I came across a LEGO mosaic technique using sideways cheeses and double cheeses sideways stacked using friction to hold them together. I felt that technique would capture the same effect as the cover. Unfortunately, I quickly learned that that technique buckles/explodes when it’s an area more than 8x8 studs. I reformatted the baseplate several times to establish structural stability. I decided to have every other cell built on a separate plate and floated above.

In the end, I feel like this worked even better than the original plan. It gives a true 3D feel, especially in person. It’s like one of those paintings where the eyes follow you around the room. Richard Lester would approve.


With The Beatles

Next, I decided to build “With The Beatles”. (In the United States, this cover is known as “Meet the Beatles”, but UK audiences already knew the Fabs from “Please Please Me”, followed by… whoops... I went off again, didn't I?)

To get a feel of how this should be laid out, I devised the formula I stuck with: Print out an image 48cm square to coordinate with the 48 stud plate, then graph it manually into 4x4 squares. I didn't want to be mechanical, but I wanted to keep on track.

I once saw an exhibition of Robert Freeman’s photography at a gallery, where these photos were printed at a very large scale. I saught to capture the impressions I felt with those hyper-real images. I wanted the viewer to feel like they, too, were standing in a hallway with the lads, with a curtain as a background and natural bright sidelight casting deep shadows. I wanted the boys to feel alive, but in LEGO, and not oversized.

This is easier said than done. Especially when you’re trying to build only with the bricks you have (i.e. no BrickLink orders).
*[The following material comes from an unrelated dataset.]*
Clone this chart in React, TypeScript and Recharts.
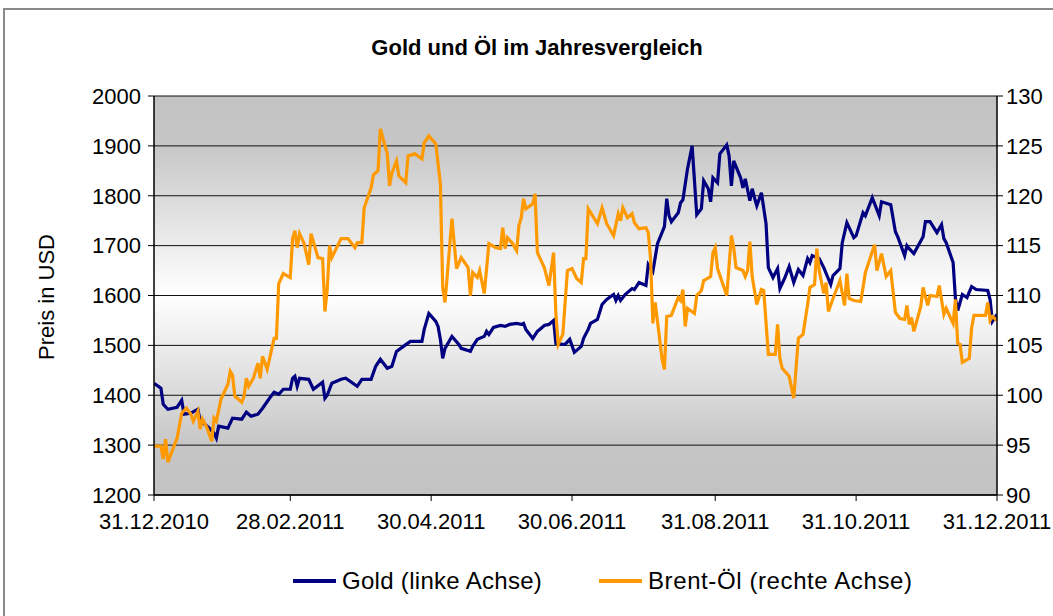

This piece is designed to be seen in real life. The brain pieces together the fragments of light, reflecting in various ways on the differently shaped pieces as you walk around it, so that you feel the 3D intimacy.

When I “finished” an album cover, I would leave the baseplate set up on display, until I could “convince myself” that it looked ok. (Even if it were publicly ignored.)


Rubber Soul

Next up, “Rubber Soul”. I felt that I could move away from black/white and into color. I didn’t have a color printer, which was all the better. LEGO doesn’t have all the colors! I printed out the black/white 48cm images and compared them with the book of album art until my brain could decide on the colors I might use. (Lucky for me, Earth Green was on the Pick-a-Brick wall at a nearby LEGO Store that month!)

I decided on a realistic technique that suited this particular warped photo. The Beatles were, at this time, between the two worlds.

I put fish in their hair as a finishing touch to represent their soupçon of psychedelia.

“Rubber Soul” is usually my favorite Beatles album. This may also be my favorite LEGO cover… but my favorite techniques and Easter eggs are yet to come!


Give It Time and It Will Grow

Those are the first four LEGO covers I made of the Fab Four, though I must end this episode of Nerdy LEGO Beatle fandom for today. I still have nine albums left, but part two should go faster. I promise: “I'm much better now.”